ORANGE - A proposal to develop property behind the town's transfer station that has been repeatedly denied by both the Inland Wetlands and Town Plan and Zoning commission's is back before the two town panels.

At issue is Ravenswood Homes developer Dean Fiske of Cheshire who has been attempting to develop this parcel of property since 2002 when he first approached the IWC with conceptual plans.

Fiske has been proposing to construct Lakeside Village, a six-building complex with 72 units with 30 percent, or 22 units, affordable housing.

The Town Plan and Zoning Commission last week had the issue on its agenda. Fiske has sued both commissions and the town is in negotiations with Fiske to settle.

Zoning enforcement officer Paul Dinice confirmed the town was considering settling with Fiske.

"We have been in negotiations with the applicant with the possibility of a settlement," Dinice said adding that the TPZ was awaiting the inland Wetlands Decision which is expected to take place this week.

The IWC voted unanimously to accept revised plans Tuesday which include a reduction in units to 63, a retaining wall, improved drainage and an realignment of the access way to the bridge.

The plans have been denied for various reasons including public safety concerns including the knowledge that in the 1940s and `50s gravel was excavated and garbage was buried at the site.

In the Oct. 11, 2006 issue of the Bulletin DEP Director of Waste Engineering and Enforcement Division Robert Isner was asked about development on closed landfills he said the DEP would need to be involved.

"If there is any activity on top of or disruption of the landfill, for even a utility line, additional DEP approval would need to be given," he said.

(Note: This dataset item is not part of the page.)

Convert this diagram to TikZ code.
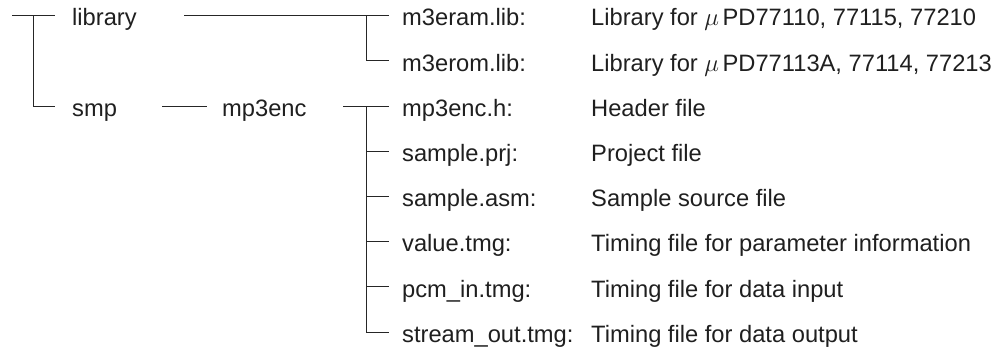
\documentclass[tikz,border=0pt]{standalone}
\usepackage{fontspec}
\setmainfont{Liberation Sans}
\begin{document}
\begin{tikzpicture}[x=1pt,y=-1pt,
  conn/.style={line width=0.9pt, draw=black!85},
  lbl/.style={anchor=base west, inner sep=0pt,
    font=\fontsize{23.7}{28}\selectfont, text=black!88}]
\useasboundingbox (0,0) rectangle (1007,347);
% row positions (line height of each entry) and baseline offset
\def\rowgap{45.2}
\def\bl{10.3}
\foreach \i/\n in {0/A,1/B,2/C,3/D,4/E,5/F,6/G,7/H}{
  \pgfmathsetmacro\yy{15.7+\rowgap*\i}
  \expandafter\xdef\csname row\n\endcsname{\yy}}

% level 1 folders
\node[lbl] (lib) at (72,\rowA+\bl) {library};
\node[lbl] (smp) at (72,\rowC+\bl) {smp};
% level 2 folder
\node[lbl] (enc) at (222,\rowC+\bl) {mp3enc};

% files
\node[lbl] (fA) at (402,\rowA+\bl) {m3eram.lib:};
\node[lbl] (fB) at (402,\rowB+\bl) {m3erom.lib:};
\node[lbl] (fC) at (402,\rowC+\bl) {mp3enc.h:};
\node[lbl] (fD) at (402,\rowD+\bl) {sample.prj:};
\node[lbl] (fE) at (402,\rowE+\bl) {sample.asm:};
\node[lbl] (fF) at (402,\rowF+\bl) {value.tmg:};
\node[lbl] (fG) at (402,\rowG+\bl) {pcm\_in.tmg:};
\node[lbl] (fH) at (402,\rowH+\bl) {stream\_out.tmg:};

% descriptions
\node[lbl] (dA) at (591,\rowA+\bl) {Library for $\mu$\kern3.5pt PD77110, 77115, 77210};
\node[lbl] (dB) at (591,\rowB+\bl) {Library for $\mu$\kern3.5pt PD77113A, 77114, 77213};
\node[lbl] (dC) at (591,\rowC+\bl) {Header file};
\node[lbl] (dD) at (591,\rowD+\bl) {Project file};
\node[lbl] (dE) at (591,\rowE+\bl) {Sample source file};
\node[lbl] (dF) at (591,\rowF+\bl) {Timing file for parameter information};
\node[lbl] (dG) at (591,\rowG+\bl) {Timing file for data input};
\node[lbl] (dH) at (591,\rowH+\bl) {Timing file for data output};

% connector end points
\coordinate (root)   at (12,\rowA);
\coordinate (rootJ)  at (33.3,\rowA);
\coordinate (libIn)  at (55,\rowA);
\coordinate (smpIn)  at (55,\rowC);
\coordinate (libOut) at (184,\rowA);
\coordinate (libJ)   at (366,\rowA);
\coordinate (smpOut) at (162,\rowC);
\coordinate (encIn)  at (207,\rowC);
\coordinate (encOut) at (343,\rowC);
\coordinate (encJ)   at (366,\rowC);
\foreach \n in {A,B,C,D,E,F,G,H}{
  \coordinate (in\n) at (389,\csname row\n\endcsname);}

% tree lines
\draw[conn] (root) -- (libIn);
\draw[conn] (rootJ) |- (smpIn);
\draw[conn] (libOut) -- (inA);
\draw[conn] (libJ) |- (inB);
\draw[conn] (smpOut) -- (encIn);
\draw[conn] (encOut) -- (inC);
\draw[conn] (encJ) |- (inH);
\foreach \n in {D,E,F,G}{
  \draw[conn] (encJ |- in\n) -- (in\n);}
\end{tikzpicture}
\end{document}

Isner said that typical post landfill uses would include parking lots and passive recreation areas. But buildings, one story or many stories, are not normally allowed.

"We typically don't allow footings and such to be in direct contact with landfills," Isner said.

Isner explained there is concern for release of methane gases.

The application was also denied due to traffic issues.

The Orange Police Department conducted a traffic study at South Orange Center Road, the proposed entrance and exit to the development.

Police Chief Robert Gagne told the TPZ that there was significant queuing of vehicles.

The report and accompanying photos showed that at random times traffic was backed up past the rear driveway to Jacob Marley's (now Ocean Grille) restaurant as well as numerous vehicles exiting the Home Depot rear parking lot.

Town Engineer and Public Works Director Ed Lieberman also expressed concern for the project.

He spoke of flooding issues specifically a 5-year rainstorm in 1996 that caused extensive flooding over most of the area.

"The proposed site plans call for extensive filling over most of the area where the water was in April 1996. A repeat of the conditions that existed in April 1996 after this land is filled in will force all the water onto other properties. This should not be permitted," Lieberman wrote

The issue will be discussed at the Jan. 15 Town Plan and Zoning Commission meeting. No public hearing is planned on the issue.